Sometimes, it’s better to produce results by getting the player to actually do something rather than picking options off of a list or typing them into a dialogue box.
A great example of this can be seen in Half-Life 2, where Alyx Vance will react to all the things the player can do in the game world – they’re not deep interactions, sure, and the game is a shooter so there’s little meaning behind them as far as gameplay goes, but there’s something far more satisfying about using the tools available in one’s arsenal to provoke a response rather than selecting “(Shine flashlight in Alyx’s eyes)” in a menu.
The upcoming Naughty Dog action game, The Last of Us, looks to be taking this model to new heights.

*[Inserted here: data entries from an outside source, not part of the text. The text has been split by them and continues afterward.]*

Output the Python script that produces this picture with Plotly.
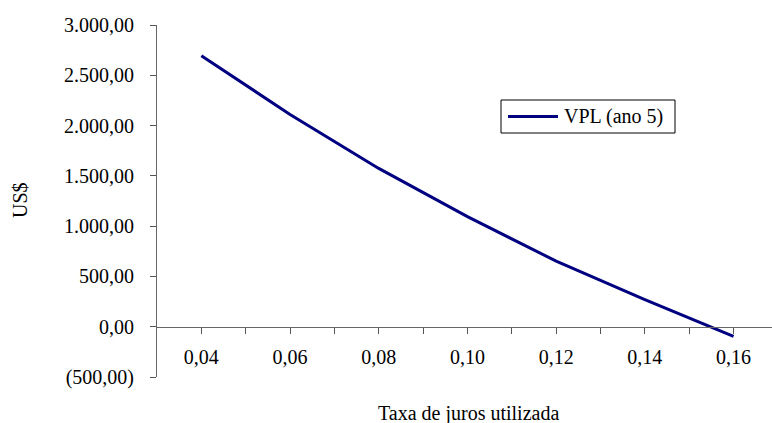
import plotly.graph_objects as go

# Taxa de juros e VPL no ano 5
taxas = [0.04, 0.06, 0.08, 0.10, 0.12, 0.14, 0.16]
vpl = [2695, 2110, 1574, 1095, 652, 270, -95]
serie_nome = "VPL (ano 5)"

# Eixo X: marcas a cada 0,01, rótulos só nas taxas
x_marcas = [0.04, 0.05, 0.06, 0.07, 0.08, 0.09, 0.10, 0.11, 0.12, 0.13, 0.14, 0.15, 0.16]
# Eixo Y
y_marcas = [-500, 0, 500, 1000, 1500, 2000, 2500, 3000]

FONTE = "Times New Roman, Liberation Serif, serif"


def moeda_br(v):
    s = f"{abs(v):,.2f}".replace(",", "X").replace(".", ",").replace("X", ".")
    return f"({s})" if v < 0 else s


def taxa_br(v):
    return f"{v:.2f}".replace(".", ",")


x_textos = [taxa_br(v) if any(abs(v - t) < 1e-9 for t in taxas) else "" for v in x_marcas]
y_textos = [moeda_br(v) for v in y_marcas]

Y_MIN, Y_MAX = -500, 3000
X_MIN = 0.03
X_MAX = X_MIN + (772 - 157) / 4435.0

# área de plotagem em pixels (para posicionar legenda e títulos)
PX_L, PX_R, PX_T, PX_B = 157, 772, 25, 377


def px(xp):
    return (xp - PX_L) / (PX_R - PX_L)


def py(yp):
    return (PX_B - yp) / (PX_B - PX_T)


fig = go.Figure()
fig.add_trace(go.Scatter(
    x=taxas, y=vpl, mode="lines", name=serie_nome,
    line=dict(color="#000080", width=3), showlegend=False,
))

fonte = dict(family=FONTE, size=20, color="black")

fig.update_layout(
    width=772, height=423,
    margin=dict(l=PX_L, r=0, t=PX_T, b=423 - PX_B),
    paper_bgcolor="white", plot_bgcolor="white",
    font=fonte,
    xaxis=dict(
        range=[X_MIN, X_MAX],
        anchor="free", position=(0 - Y_MIN) / (Y_MAX - Y_MIN),
        tickmode="array", tickvals=x_marcas, ticktext=x_textos,
        ticks="outside", ticklen=6, tickcolor="#555", tickwidth=1,
        ticklabelstandoff=6,
        showline=True, linecolor="#666", linewidth=1,
        showgrid=False, zeroline=False,
        tickfont=fonte,
    ),
    yaxis=dict(
        range=[Y_MIN, Y_MAX],
        tickmode="array", tickvals=y_marcas, ticktext=y_textos,
        ticks="outside", ticklen=6, tickcolor="#555", tickwidth=1,
        ticklabelstandoff=12,
        showline=True, linecolor="#666", linewidth=1,
        showgrid=False, zeroline=False,
        tickfont=fonte,
    ),
    shapes=[
        # caixa da legenda
        dict(type="rect", xref="paper", yref="paper",
             x0=px(501), x1=px(675), y0=py(133), y1=py(100),
             line=dict(color="black", width=1), fillcolor="white", layer="above"),
        # amostra da linha
        dict(type="line", xref="paper", yref="paper",
             x0=px(508), x1=px(558), y0=py(116.5), y1=py(116.5),
             line=dict(color="#000080", width=3), layer="above"),
    ],
    annotations=[
        dict(text=serie_nome, xref="paper", yref="paper",
             x=px(562), y=py(116.5), xanchor="left", yanchor="middle",
             showarrow=False, font=fonte),
        dict(text="Taxa de juros utilizada", xref="paper", yref="paper",
             x=px(468), y=py(413), xanchor="center", yanchor="middle",
             showarrow=False, font=fonte),
        dict(text="US$", xref="paper", yref="paper",
             x=px(20), y=py(200), xanchor="center", yanchor="middle",
             textangle=-90, showarrow=False, font=fonte),
    ],
)

fig.write_html("out.html")
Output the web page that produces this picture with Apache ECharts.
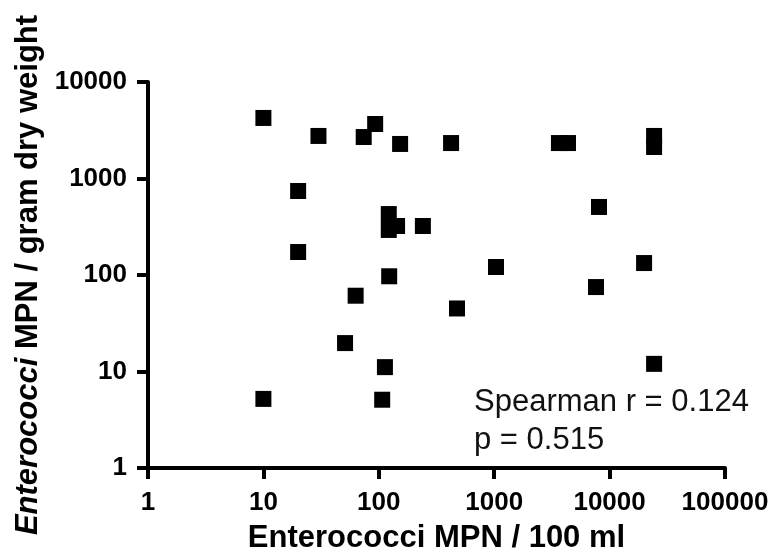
<!DOCTYPE html>
<html>
<head>
<meta charset="utf-8">
<script src="https://cdn.jsdelivr.net/npm/echarts@6/dist/echarts.min.js"></script>
<style>html,body{margin:0;padding:0;background:#fff;}#c{width:773px;height:556px;}</style>
</head>
<body>
<div id="c"></div>
<script>
// Water enterococci MPN / 100 ml (x) vs sediment MPN / gram dry weight (y)
const waterMPN = [10, 30, 20, 20, 10, 51, 63, 74, 93, 107, 113, 123, 122, 122, 144, 241, 153, 423, 1037, 476, 3640, 4360, 8090, 7620, 19900, 24300, 24300, 24300];
const sedimentMPN = [4240, 2760, 742, 173, 5.2, 19.7, 61, 2690, 3670, 5.1, 11.1, 97, 428, 293, 322, 322, 2280, 2330, 121, 45, 2330, 2330, 507, 75, 133, 2760, 2120, 12];
const xTicks = ['1', '10', '100', '1000', '10000', '100000'];
const yTicks = ['1', '10', '100', '1000', '10000'];
const statLines = ['Spearman r = 0.124', 'p = 0.515'];

const FONT = 'Arial, "Liberation Sans", sans-serif';
const points = waterMPN.map((x, i) => [x, sedimentMPN[i]]);
const chart = echarts.init(document.getElementById('c'), null, {renderer: 'canvas'});
const axisCommon = {
  type: 'log', logBase: 10,
  axisLine: {show: true, lineStyle: {color: '#000', width: 4}},
  axisTick: {show: true, inside: false, length: 11, lineStyle: {color: '#000', width: 4}},
  minorTick: {show: false},
  splitLine: {show: false},
  axisLabel: {color: '#000', fontFamily: FONT, fontWeight: 'bold', fontSize: 26,
    formatter: v => String(Math.round(v))},
  nameLocation: 'middle',
  nameTextStyle: {color: '#000', fontFamily: FONT, fontWeight: 'bold', fontSize: 31}
};
chart.setOption({
  animation: false,
  backgroundColor: '#fff',
  grid: {left: 148, right: 48, top: 82, bottom: 88, containLabel: false, outerBoundsMode: 'none'},
  xAxis: Object.assign({}, axisCommon, {
    min: Number(xTicks[0]), max: Number(xTicks[xTicks.length - 1]),
    name: 'Enterococci MPN / 100 ml', nameGap: 55,
    axisLabel: Object.assign({}, axisCommon.axisLabel, {margin: 22})
  }),
  yAxis: Object.assign({}, axisCommon, {
    min: Number(yTicks[0]), max: Number(yTicks[yTicks.length - 1]),
    name: '{i|Enterococci} MPN / gram dry weight', nameGap: 101,
    axisLabel: Object.assign({}, axisCommon.axisLabel, {margin: 21}),
    nameTextStyle: Object.assign({}, axisCommon.nameTextStyle, {
      fontSize: 31,
      rich: {i: {fontStyle: 'italic', fontWeight: 'bold', fontFamily: FONT, fontSize: 31, color: '#000'}}
    })
  }),
  series: [{
    type: 'scatter', symbol: 'rect', symbolSize: 16,
    itemStyle: {color: '#000', opacity: 1},
    data: points
  }],
  graphic: [{
    type: 'text', left: 474, top: 383,
    style: {text: statLines.join('\n'), fontFamily: FONT, fontSize: 31, lineHeight: 38, fill: '#111'}
  }]
});
</script>
</body>
</html>
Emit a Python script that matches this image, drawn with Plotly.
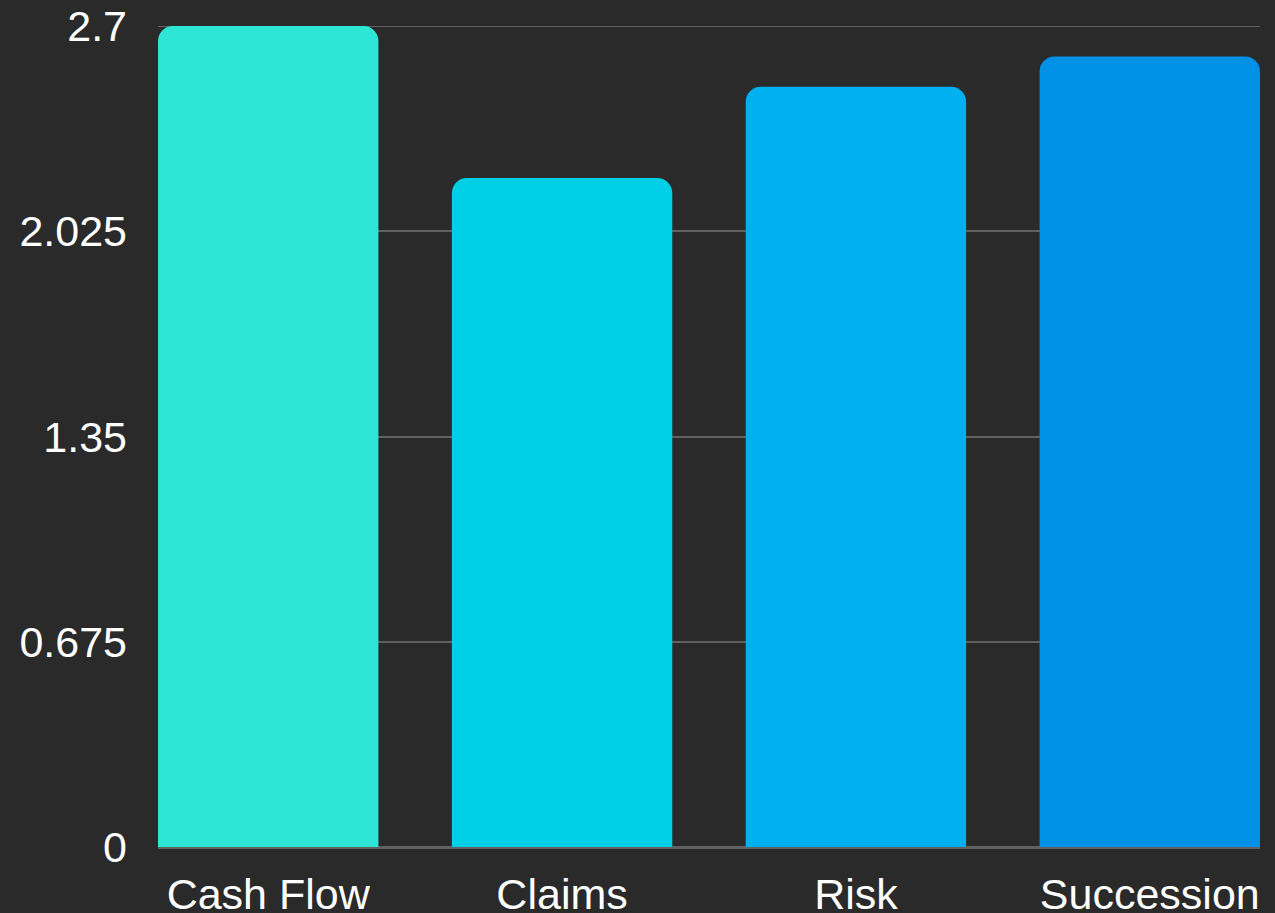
import plotly.graph_objects as go

categories = ["Cash Flow", "Claims", "Risk", "Succession"]
values = [2.7, 2.2, 2.5, 2.6]
bar_colors = ["#2ee6d6", "#00cfe8", "#00b0f0", "#0091e6"]
tick_vals = [0, 0.675, 1.35, 2.025, 2.7]
tick_text = ["0", "0.675", "1.35", "2.025", "2.7"]

fig = go.Figure(go.Bar(
    x=categories,
    y=values,
    marker=dict(color=bar_colors, line=dict(width=0)),
))

fig.update_layout(
    width=1275,
    height=913,
    paper_bgcolor="#2a2a2a",
    plot_bgcolor="#2a2a2a",
    margin=dict(l=158, r=15, t=26, b=66),
    bargap=0.25,
    barcornerradius=15,
    showlegend=False,
    font=dict(family="Liberation Sans, Arial, sans-serif", size=43, color="#ffffff"),
)
fig.update_xaxes(
    range=[-0.375, 3.375],
    showgrid=False,
    showline=False,
    ticks="",
    ticklabelstandoff=18,
    automargin=False,
)
fig.update_yaxes(
    range=[0, 2.7],
    tickvals=tick_vals,
    ticktext=tick_text,
    showgrid=True,
    gridcolor="#606060",
    gridwidth=2,
    zeroline=True,
    zerolinecolor="#606060",
    zerolinewidth=3,
    layer="above traces",
    ticks="",
    ticklabelstandoff=30,
    automargin=False,
)

# plotly skips the grid line sitting on the top edge, so draw it as a shape
fig.add_shape(
    type="line", xref="paper", yref="y",
    x0=0, x1=1, y0=tick_vals[-1], y1=tick_vals[-1],
    line=dict(color="#606060", width=2), layer="below",
)

# remove the default page margin so the figure fills the window
fig.write_html(
    "out.html",
    config={"displayModeBar": False},
    post_script="document.body.style.margin='0';",
)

2. Emotional impact doesn’t mean detail.
It’s a common misconception that players need voice acting, an orchestral score and Hollywood-style direction to connect with the characters in games.
Our brains are willing to fill in an exceptional number of gaps in presentation, and sometimes the most engaging experiences are the ones that exist in our own heads rather than in code.
The emotions that players bring to the mechanics of a game are far more potent than the ones that writers try to squeeze out of an audience via sympathetic techniques.
3. Remember what the player’s done.
This is a little thing, but one of the key ways to make characters feel real in a game is to make them reference past events to provide a sense of continuity to the world.
These don’t have to be dialogue choices either – one of Deus Ex’s most remembered moment is Paul Denton scolding or praising the player depending on the level of lethality used in the game’s opening mission, while other characters have the opposite reaction.
This simple distinction, which ties in with the broader mechanics of the game and was probably tracked in all of one or two variables, does more to draw the player into the game than all the expensive cinematic sequences in the world.